A report to councillors says that if those numbers are met, it would place the revitalised gallery among the top 10 museums in Scotland, joining the likes of Kelvingrove in Glasgow, the Scottish National Gallery in Edinburgh and the V&A in Dundee.
The project has been dogged by delays with opposition councillors hitting out at the administration for hold-ups.
It was initially thought the gallery would open in 2017 but this was then pushed to an estimated date of late last year or early this year.
However, in September, the local authority confirmed the gallery reopening was delayed again until autumn this year.
Councillor Alex Nicoll, SNP group city growth spokesman, said: “It’s comforting to know that, after being plagued with delays from the outset, we appear to be almost approaching the start of the end of this redevelopment saga.
“However, it is important to note that, despite the huge investment and delays, we are only expecting 235,000 visitors in the first year – the V&A had 100,000 in three weeks.”

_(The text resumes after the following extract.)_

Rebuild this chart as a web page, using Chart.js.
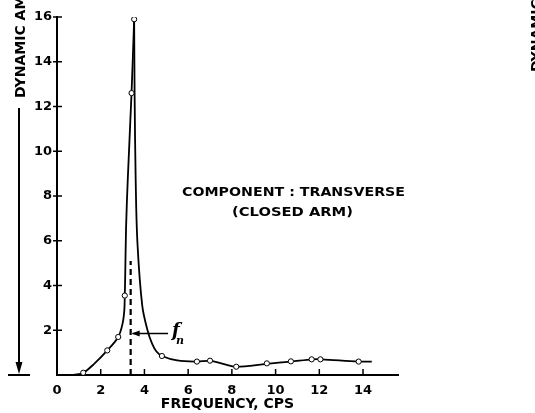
<!DOCTYPE html>
<html>
<head>
<meta charset="utf-8">
<script src="https://cdn.jsdelivr.net/npm/chart.js@4.4.0/dist/chart.umd.min.js"></script>
<style>
    html, body { margin: 0; padding: 0; background: #fff; }
    #wrap { width: 535px; height: 413px; }
</style>
</head>
<body>
<div id="wrap"><canvas id="chart" width="535" height="413"></canvas></div>
<script>
// Measured points (circles)
const pointFreq = [1.2, 2.3, 2.8, 3.1, 3.41, 3.53, 4.8, 6.4, 7.0, 8.2, 9.6, 10.7, 11.65, 12.05, 13.8];
const pointAmp  = [0.1, 1.1, 1.7, 3.55, 12.6, 15.9, 0.85, 0.6, 0.64, 0.37, 0.52, 0.61, 0.7, 0.7, 0.6];

// Faired response curve (rising side, then falling side)
const riseFreq = [0.76, 1.2, 1.7, 2.3, 2.8, 3.0, 3.08, 3.1, 3.12, 3.16, 3.24, 3.41, 3.53];
const riseAmp  = [0, 0.1, 0.5, 1.1, 1.7, 2.3, 2.9, 3.55, 4.4, 6.6, 8.8, 12.6, 15.9];
const fallFreq = [3.53, 3.55, 3.6, 3.68, 3.9, 4.14, 4.35, 4.55, 4.8, 5.5, 6.4, 7.0, 7.6, 8.2, 9.6, 10.7, 11.7, 12.1, 13.8, 14.4];
const fallAmp  = [15.9, 12.6, 8.7, 5.9, 3.1, 2, 1.4, 1.05, 0.85, 0.65, 0.6, 0.63, 0.5, 0.37, 0.5, 0.6, 0.7, 0.7, 0.6, 0.6];

// Tick labels
const xTicks = [0, 2, 4, 6, 8, 10, 12, 14];
const yTicks = [2, 4, 6, 8, 10, 12, 14, 16];

// Natural frequency marker
const naturalFreq = 3.37;
const naturalLineTop = 5.1;
const fnArrowY = 1.86;
const fnArrowFrom = 5.08;

const titleLines = ['COMPONENT : TRANSVERSE', '(CLOSED ARM)'];
const xTitle = 'FREQUENCY, CPS';
const yTitle = 'DYNAMIC AMPLIFICATION';

const FONT = '"DejaVu Sans", sans-serif';

function toXY(xs, ys) {
    return xs.map((v, i) => ({ x: v, y: ys[i] }));
}

function curve(xs, ys) {
    return {
        data: toXY(xs, ys),
        showLine: true,
        borderColor: '#000',
        borderWidth: 1.8,
        pointRadius: 0,
        tension: 0.35,
        order: 1
    };
}

// draw text stretched to a given width, centred on cx
function fitText(ctx, text, cx, cy, width) {
    const w = ctx.measureText(text).width;
    ctx.save();
    ctx.translate(cx, cy);
    ctx.scale(width / w, 1);
    ctx.textAlign = 'center';
    ctx.textBaseline = 'middle';
    ctx.fillText(text, 0, 0);
    ctx.restore();
}

const decorations = {
    id: 'decorations',
    afterDraw(chart) {
        const { ctx, chartArea } = chart;
        const x = chart.scales.x;
        const y = chart.scales.y;
        const line = (x1, y1, x2, y2) => {
            ctx.beginPath();
            ctx.moveTo(x1, y1);
            ctx.lineTo(x2, y2);
            ctx.stroke();
        };
        ctx.save();
        ctx.strokeStyle = '#000';
        ctx.fillStyle = '#000';

        // inward tick marks
        ctx.lineWidth = 1.5;
        xTicks.forEach(v => {
            if (v === 0) return;
            const px = x.getPixelForValue(v);
            line(px, chartArea.bottom, px, chartArea.bottom - 6);
        });
        yTicks.forEach(v => {
            const py = y.getPixelForValue(v);
            line(chartArea.left - 4, py, chartArea.left + 5, py);
        });

        // dashed line at natural frequency
        const fx = x.getPixelForValue(naturalFreq);
        ctx.lineWidth = 2.2;
        ctx.setLineDash([6, 4]);
        line(fx, chartArea.bottom, fx, y.getPixelForValue(naturalLineTop));
        ctx.setLineDash([]);

        // arrow pointing to it
        const ay = y.getPixelForValue(fnArrowY);
        const ax = x.getPixelForValue(fnArrowFrom);
        ctx.lineWidth = 1.5;
        line(ax, ay, fx + 2, ay);
        ctx.beginPath();
        ctx.moveTo(fx + 1, ay);
        ctx.lineTo(fx + 9, ay - 3);
        ctx.lineTo(fx + 9, ay + 3);
        ctx.closePath();
        ctx.fill();
        ctx.font = 'italic bold 18px "DejaVu Serif", serif';
        ctx.textAlign = 'left';
        ctx.textBaseline = 'alphabetic';
        ctx.fillText('f', ax + 4, ay + 3);
        ctx.font = 'italic bold 11px "DejaVu Serif", serif';
        ctx.fillText('n', ax + 8, ay + 11);

        // chart caption
        ctx.font = 'bold 12px ' + FONT;
        fitText(ctx, titleLines[0], 293.5, 193, 223);
        fitText(ctx, titleLines[1], 292.5, 213, 121);

        // left-hand amplitude arrow
        ctx.lineWidth = 2;
        line(19, 108, 19, 366);
        ctx.beginPath();
        ctx.moveTo(19, 374);
        ctx.lineTo(15.5, 362);
        ctx.lineTo(22.5, 362);
        ctx.closePath();
        ctx.fill();
        line(8, chartArea.bottom, 30, chartArea.bottom);

        // rotated axis title
        ctx.font = 'bold 14px ' + FONT;
        ctx.save();
        ctx.translate(21, 98);
        ctx.rotate(-Math.PI / 2);
        ctx.textAlign = 'left';
        ctx.textBaseline = 'middle';
        ctx.fillText(yTitle, 0, 0);
        ctx.restore();

        // edge of the neighbouring chart
        ctx.save();
        ctx.translate(537.5, 72);
        ctx.rotate(-Math.PI / 2);
        ctx.textAlign = 'left';
        ctx.textBaseline = 'middle';
        ctx.fillText('DYNAMIC', 0, 0);
        ctx.restore();

        ctx.restore();
    }
};

new Chart(document.getElementById('chart'), {
    type: 'scatter',
    data: {
        datasets: [
            {
                data: toXY(pointFreq, pointAmp),
                pointRadius: 2.6,
                pointBackgroundColor: '#fff',
                pointBorderColor: '#000',
                pointBorderWidth: 1,
                showLine: false,
                order: 0
            },
            curve(riseFreq, riseAmp),
            curve(fallFreq, fallAmp)
        ]
    },
    options: {
        responsive: false,
        animation: false,
        devicePixelRatio: 1,
        layout: { padding: { left: 0, top: 17, right: 137, bottom: 0 } },
        plugins: {
            legend: { display: false },
            tooltip: { enabled: false }
        },
        scales: {
            x: {
                type: 'linear',
                min: 0,
                max: 15.6,
                afterBuildTicks: scale => { scale.ticks = xTicks.map(v => ({ value: v })); },
                afterFit: scale => { scale.height = 38; },
                grid: { display: false, drawTicks: false },
                border: { display: true, color: '#000', width: 2 },
                ticks: {
                    color: '#000',
                    padding: 8,
                    font: { family: FONT, size: 13, weight: 'bold' }
                },
                title: {
                    display: true,
                    text: xTitle,
                    color: '#000',
                    padding: 0,
                    font: { family: FONT, size: 14, weight: 'bold' }
                }
            },
            y: {
                type: 'linear',
                min: 0,
                max: 16,
                afterBuildTicks: scale => { scale.ticks = yTicks.map(v => ({ value: v })); },
                afterFit: scale => { scale.width = 57; },
                grid: { display: false, drawTicks: false },
                border: { display: true, color: '#000', width: 2 },
                ticks: {
                    color: '#000',
                    padding: 5,
                    font: { family: FONT, size: 13, weight: 'bold' }
                }
            }
        }
    },
    plugins: [decorations]
});
</script>
</body>
</html>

Co-leader of Aberdeen City Council Jenny Laing said: “The refurbished Art Gallery including the Cowdray Hall and Remembrance Hall will be Aberdeen’s key cultural venue in the city centre, complementing the newly upgraded Music Hall, HM Theatre and the much awaited Provost Skene House.
“We are confident the revamped gallery will rival regional galleries around the world and will provide residents and visitors with a greater opportunity to view the city’s outstanding art collection”.
Other plans for the transformed arts space include increasing the number of galleries from 11 to 21, the creation of a rooftop gallery, new educational facilities and a 500sqm space to showcase exhibitions. There will also be a ground floor cafe and rooftop cafe bar with views of Union Terrace Gardens.